FOR IMMEDIATE RELEASE
October 16, 2024
MEDIA CONTACT:
Madeline Anderson
414-278-2784
andersonm@mpm.edu
MILWAUKEE PUBLIC MUSEUM TO EXPLORE OWN 142-YEAR HISTORY IN SPECIAL IN-HOUSE EXHIBIT: GROUNDBREAKING
Limited engagement October 18, 2024, through January 20, 2025
MILWAUKEE — Throughout its 142-year history, Milwaukee Public Museum (MPM) has been at the forefront of exhibit design, scientific research and community involvement. In the special in-house exhibit Groundbreaking: The Evolution of a Natural History Museum, MPM invites visitors on a journey through the institution’s past, present and future to explore the ways it has changed and grown with its many revolutionary achievements and how this tradition of innovation will continue in its new home.

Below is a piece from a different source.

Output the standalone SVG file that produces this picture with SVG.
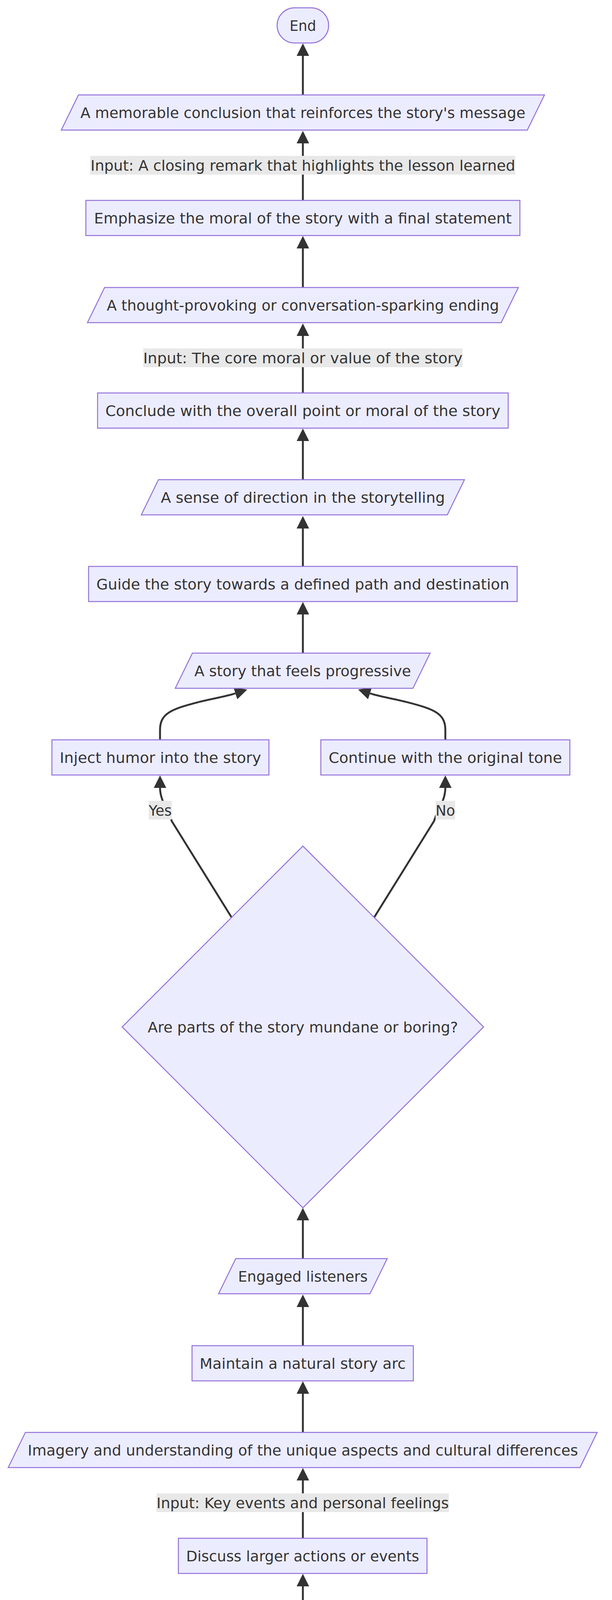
<svg xmlns="http://www.w3.org/2000/svg" width="1568" height="7630" viewBox="0 0 1568 7630">
<style>
.bg{fill:#ffffff}
.nd rect,.nd polygon{fill:#ECECFF;stroke:#9370DB;stroke-width:2.5}
.t{font-family:"DejaVu Sans","Liberation Sans",sans-serif;font-size:38px;fill:#333333;text-anchor:middle}
.e{fill:none;stroke:#333333;stroke-width:4.9}
.lb rect{fill:#e8e8e8;stroke:none}
</style>
<defs>
<marker id="ah" viewBox="0 0 10 10" refX="0" refY="5" markerWidth="32" markerHeight="32" markerUnits="userSpaceOnUse" orient="auto">
<path d="M0,0 L10,5 L0,10 z" fill="#333333"/>
</marker>
</defs>
<rect class="bg" x="0" y="0" width="1568" height="7630"/>
<g id="edges">
<path class="e" marker-end="url(#ah)" d="M776,7440 L776,7341"/>
<path class="e" marker-end="url(#ah)" d="M776,7218 L776,7120"/>
<path class="e" marker-end="url(#ah)" d="M776,6996 L776,6897"/>
<path class="e" marker-end="url(#ah)" d="M776,6774 L776,6677"/>
<path class="e" marker-end="url(#ah)" d="M776,6553 L776,6453"/>
<path class="e" marker-end="url(#ah)" d="M776,6331 L776,6183"/>
<path class="e" marker-end="url(#ah)" d="M776,6060 L776,5961"/>
<path class="e" marker-end="url(#ah)" d="M655,4998 C620,4840 595,4800 592,4726"/>
<path class="e" marker-end="url(#ah)" d="M898,4998 C945,4790 961,4740 961,4640 L961,4578 C961,4540 907,4520 880,4490"/>
<path class="e" marker-end="url(#ah)" d="M591,4604 L591,4578 C591,4540 645,4520 672,4490"/>
<path class="e" marker-end="url(#ah)" d="M776,4382 L776,4283"/>
<path class="e" marker-end="url(#ah)" d="M776,4160 L776,4061"/>
<path class="e" marker-end="url(#ah)" d="M776,3938 L776,3790"/>
<path class="e" marker-end="url(#ah)" d="M776,3667 L776,3568"/>
<path class="e" marker-end="url(#ah)" d="M776,3445 L776,3346"/>
<path class="e" marker-end="url(#ah)" d="M776,3222 L776,3124"/>
<path class="e" marker-end="url(#ah)" d="M593,2348 L440,2102 C432,2075 410,2050 410,2017"/>
<path class="e" marker-end="url(#ah)" d="M959,2348 L1112,2102 C1120,2075 1141,2050 1141,2017"/>
<path class="e" marker-end="url(#ah)" d="M410,1894 L410,1868 C410,1826 440,1815 510,1797 C545,1788 575,1784 603,1775"/>
<path class="e" marker-end="url(#ah)" d="M1141,1894 L1141,1868 C1141,1826 1111,1815 1041,1797 C1006,1788 976,1784 948,1775"/>
<path class="e" marker-end="url(#ah)" d="M776,1673 L776,1573"/>
<path class="e" marker-end="url(#ah)" d="M776,1450 L776,1353"/>
<path class="e" marker-end="url(#ah)" d="M776,1229 L776,1129"/>
<path class="e" marker-end="url(#ah)" d="M776,1006 L776,860"/>
<path class="e" marker-end="url(#ah)" d="M776,736 L776,636"/>
<path class="e" marker-end="url(#ah)" d="M776,513 L776,367"/>
<path class="e" marker-end="url(#ah)" d="M776,243 L776,143"/>
<g class="lb" id="lbl-closing"><rect x="231" y="399" width="1089" height="48"/><text class="t" x="776" y="437" textLength="1088" lengthAdjust="spacingAndGlyphs">Input: A closing remark that highlights the lesson learned</text></g>
<g class="lb" id="lbl-core"><rect x="367" y="892" width="818" height="48"/><text class="t" x="776" y="930" textLength="818" lengthAdjust="spacingAndGlyphs">Input: The core moral or value of the story</text></g>
<g class="lb" id="lbl-yes1"><rect x="381" y="2050" width="59" height="48"/><text class="t" x="410.5" y="2088" textLength="59" lengthAdjust="spacingAndGlyphs">Yes</text></g>
<g class="lb" id="lbl-no1"><rect x="1116" y="2050" width="50" height="48"/><text class="t" x="1141" y="2088" textLength="50" lengthAdjust="spacingAndGlyphs">No</text></g>
<g class="lb" id="lbl-key"><rect x="401" y="3823" width="749" height="48"/><text class="t" x="775.5" y="3861" textLength="749" lengthAdjust="spacingAndGlyphs">Input: Key events and personal feelings</text></g>
<g class="lb" id="lbl-no2"><rect x="936" y="4624" width="50" height="48"/><text class="t" x="961" y="4662" textLength="50" lengthAdjust="spacingAndGlyphs">No</text></g>
<g class="lb" id="lbl-yes2"><rect x="562" y="4760" width="59" height="48"/><text class="t" x="591.5" y="4798" textLength="59" lengthAdjust="spacingAndGlyphs">Yes</text></g>
<g class="lb" id="lbl-exciting"><rect x="451" y="6216" width="649" height="48"/><text class="t" x="775.5" y="6254" textLength="649" lengthAdjust="spacingAndGlyphs">Input: Exciting aspect of the story</text></g>
</g>
<g id="n-end" class="nd"><rect x="710" y="20" width="132" height="90" rx="45" ry="45"/><text class="t" x="776" y="79" textLength="68" lengthAdjust="spacingAndGlyphs">End</text></g>
<g id="n-memorable" class="nd"><polygon points="201,243 1395,243 1351,333 157,333"/><text class="t" x="776" y="302" textLength="1140" lengthAdjust="spacingAndGlyphs">A memorable conclusion that reinforces the story's message</text></g>
<g id="n-emphasize" class="nd"><rect x="220" y="513" width="1112" height="90"/><text class="t" x="776" y="572" textLength="1070" lengthAdjust="spacingAndGlyphs">Emphasize the moral of the story with a final statement</text></g>
<g id="n-thought" class="nd"><polygon points="268,736 1328,736 1284,826 224,826"/><text class="t" x="776" y="795" textLength="1005" lengthAdjust="spacingAndGlyphs">A thought-provoking or conversation-sparking ending</text></g>
<g id="n-conclude" class="nd"><rect x="250" y="1006" width="1052" height="90"/><text class="t" x="776" y="1065" textLength="1012" lengthAdjust="spacingAndGlyphs">Conclude with the overall point or moral of the story</text></g>
<g id="n-direction" class="nd"><polygon points="406,1228 1190,1228 1146,1318 362,1318"/><text class="t" x="776" y="1287" textLength="728" lengthAdjust="spacingAndGlyphs">A sense of direction in the storytelling</text></g>
<g id="n-guide" class="nd"><rect x="227" y="1450" width="1098" height="90"/><text class="t" x="776" y="1509" textLength="1058" lengthAdjust="spacingAndGlyphs">Guide the story towards a defined path and destination</text></g>
<g id="n-progressive" class="nd"><polygon points="493,1672 1102,1672 1058,1762 449,1762"/><text class="t" x="775.5" y="1731" textLength="555" lengthAdjust="spacingAndGlyphs">A story that feels progressive</text></g>
<g id="n-humor" class="nd"><rect x="133" y="1894" width="556" height="90"/><text class="t" x="411" y="1953" textLength="516" lengthAdjust="spacingAndGlyphs">Inject humor into the story</text></g>
<g id="n-tone" class="nd"><rect x="822" y="1894" width="638" height="90"/><text class="t" x="1141" y="1953" textLength="598" lengthAdjust="spacingAndGlyphs">Continue with the original tone</text></g>
<g id="n-mundane" class="nd"><polygon points="776,2166 1239,2629 776,3092 313,2629"/><text class="t" x="776" y="2643" textLength="795" lengthAdjust="spacingAndGlyphs">Are parts of the story mundane or boring?</text></g>
<g id="n-engaged" class="nd"><polygon points="604,3222 992,3222 948,3312 560,3312"/><text class="t" x="776" y="3281" textLength="332" lengthAdjust="spacingAndGlyphs">Engaged listeners</text></g>
<g id="n-arc" class="nd"><rect x="492" y="3445" width="567" height="90"/><text class="t" x="775.5" y="3504" textLength="528" lengthAdjust="spacingAndGlyphs">Maintain a natural story arc</text></g>
<g id="n-imagery" class="nd"><polygon points="65,3667 1530,3667 1486,3757 21,3757"/><text class="t" x="776" y="3726" textLength="1410" lengthAdjust="spacingAndGlyphs">Imagery and understanding of the unique aspects and cultural differences</text></g>
<g id="n-discuss" class="nd"><rect x="457" y="3938" width="637" height="90"/><text class="t" x="775.5" y="3997" textLength="597" lengthAdjust="spacingAndGlyphs">Discuss larger actions or events</text></g>
<g id="n-backstory" class="nd"><polygon points="489,4159 1106,4159 1062,4249 445,4249"/><text class="t" x="775.5" y="4218" textLength="563" lengthAdjust="spacingAndGlyphs">A clear and concise backstory</text></g>
<g id="n-relevant" class="nd"><rect x="466" y="4381" width="619" height="90"/><text class="t" x="775.5" y="4440" textLength="579" lengthAdjust="spacingAndGlyphs">Continue with relevant details</text></g>
<g id="n-skip" class="nd"><rect x="340" y="4603" width="502" height="90"/><text class="t" x="591" y="4662" textLength="462" lengthAdjust="spacingAndGlyphs">Skip unnecessary details</text></g>
<g id="n-bog" class="nd"><polygon points="776,4875 1302,5401 776,5927 250,5401"/><text class="t" x="776" y="5415" textLength="924" lengthAdjust="spacingAndGlyphs">Are there details that could bog down the story?</text></g>
<g id="n-narrate" class="nd"><rect x="355" y="6060" width="842" height="90"/><text class="t" x="776" y="6119" textLength="802" lengthAdjust="spacingAndGlyphs">Narrate the events leading up to the hook</text></g>
<g id="n-relate" class="nd"><rect x="435" y="6331" width="682" height="90"/><text class="t" x="776" y="6390" textLength="642" lengthAdjust="spacingAndGlyphs">Relate the hook to the main story</text></g>
<g id="n-original" class="nd"><polygon points="360,6552 1236,6552 1192,6642 316,6642"/><text class="t" x="776" y="6611" textLength="820" lengthAdjust="spacingAndGlyphs">An original and intriguing start to the story</text></g>
<g id="n-cliche" class="nd"><rect x="509" y="6774" width="533" height="90"/><text class="t" x="775.5" y="6833" textLength="493" lengthAdjust="spacingAndGlyphs">Avoid cliché introductions</text></g>
<g id="n-hook" class="nd"><polygon points="335,6996 1261,6996 1217,7086 291,7086"/><text class="t" x="776" y="7055" textLength="870" lengthAdjust="spacingAndGlyphs">A hook that captures the audience's attention</text></g>
<g id="n-craft" class="nd"><rect x="335" y="7218" width="881" height="90"/><text class="t" x="775.5" y="7277" textLength="841" lengthAdjust="spacingAndGlyphs">Craft an engaging and shocking introduction</text></g>
<g id="n-start" class="nd"><rect x="698" y="7440" width="155" height="90" rx="45" ry="45"/><text class="t" x="775.5" y="7499" textLength="93" lengthAdjust="spacingAndGlyphs">Start</text></g>
</svg>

The special exhibit runs October 18, 2024, through January 20, 2025, and is included with general admission.
“The design and construction of the Museum’s future home has sparked renewed interest both from the public and our staff about MPM's history and impact,” said MPM President & CEO Dr. Ellen Censky. “What better way to celebrate this institution’s legacy and build upon the excitement surrounding the new location than to look back on how the Museum has evolved—from its first specimens collected by schoolchildren in the 1850s on field trips to formally becoming a museum in 1882, and now, preserving more than 4 million collections items and serving half a million people annually.”
In Groundbreaking, artifacts, taxidermy and old exhibit props that have been kept behind the scenes will once again be put on display, along with photos of the Museum’s three different locations and some of its very first exhibits, curators and visitors. In addition, a “follow the object” interactive will trace five objects in the Museum’s collections throughout time to demonstrate how technology, scientific discovery and cultural responsiveness have changed our perspectives about them.
Visitors will also learn how MPM set the standard for natural history museums in the 20th century by:
- Being home to the world’s first habitat diorama, created by Carl Akeley, who is known for inventing the “Milwaukee style,” which posed taxidermy animals in recreated scenes to mimic how they would be found in their natural habitat;
- Creating the nation’s first educational outreach program, which delivered natural history lessons out in the community using magic lanterns;
- Being one of the world’s first museums to co-create a Native American exhibit with tribal members;
- Designing the world’s first diorama that visitors could enter and walk through;
- Developing the world’s first exhibit that put life-size models of dinosaurs in their natural habitat;
- Creating the world’s first permanent tropical rainforest exhibit.
“With each of these ‘firsts,’ MPM took a risk in developing and implementing new methods in research, education and preservation that had never been done in the museum world,” said Amanda Kopp, MPM Collections Interpretation Manager. “Each innovation was prompted, in part, by changes happening in society. As we begin to transition to our new home, it’s important to understand that MPM and museums in general are ever-evolving—physically and conceptually—to reflect the larger scientific, technological and cultural shifts occurring in the world.”
The Future Museum, set to open in 2027, will continue MPM’s groundbreaking legacy by building an iconic building with architectural features inspired by Wisconsin’s geological landscape and the confluence of Milwaukee’s three rivers, and in designing exhibits that feature storylines and artifacts developed in consultation with members of origin communities—cultures from which the objects originated.
About the Milwaukee Public Museum
The Milwaukee Public Museum is Wisconsin’s natural history museum, welcoming over half a million visitors annually. Located in downtown Milwaukee, the Museum was chartered in 1882, opened to the public in 1884, and currently houses more than 4 million objects in its collections. MPM has three floors of exhibits that encompass life-size dioramas, walk-through villages, world cultures, dinosaurs, a rainforest, and a live butterfly garden, as well as the Daniel M. Soref Dome Theater & Planetarium. MPM is operated by Milwaukee Public Museum, Inc., a private, non-profit company, and its facilities and collections are held in trust and supported by Milwaukee County for the benefit of the public.
About the Future Museum
The Milwaukee Public Museum, Wisconsin’s natural history museum, will be relocating from its current location on Wells Street in downtown Milwaukee to a newly constructed building due to open in early 2027.
To be located on a 2.4-acre site at the corner of Sixth and McKinley Streets in the Haymarket neighborhood adjacent to the city’s Deer District, the Future Museum will be the largest cultural project in Wisconsin history. Heavily influenced by the ecological histories of Milwaukee and Wisconsin, the design of the new Museum will be reminiscent of the geological formations in Mill Bluff State Park, emblematic of the region’s diversity of landscapes formed by the movements of water through time. The building will be approximately 200,000 square feet, including five stories, with an additional 50,000-square-foot collections storage building.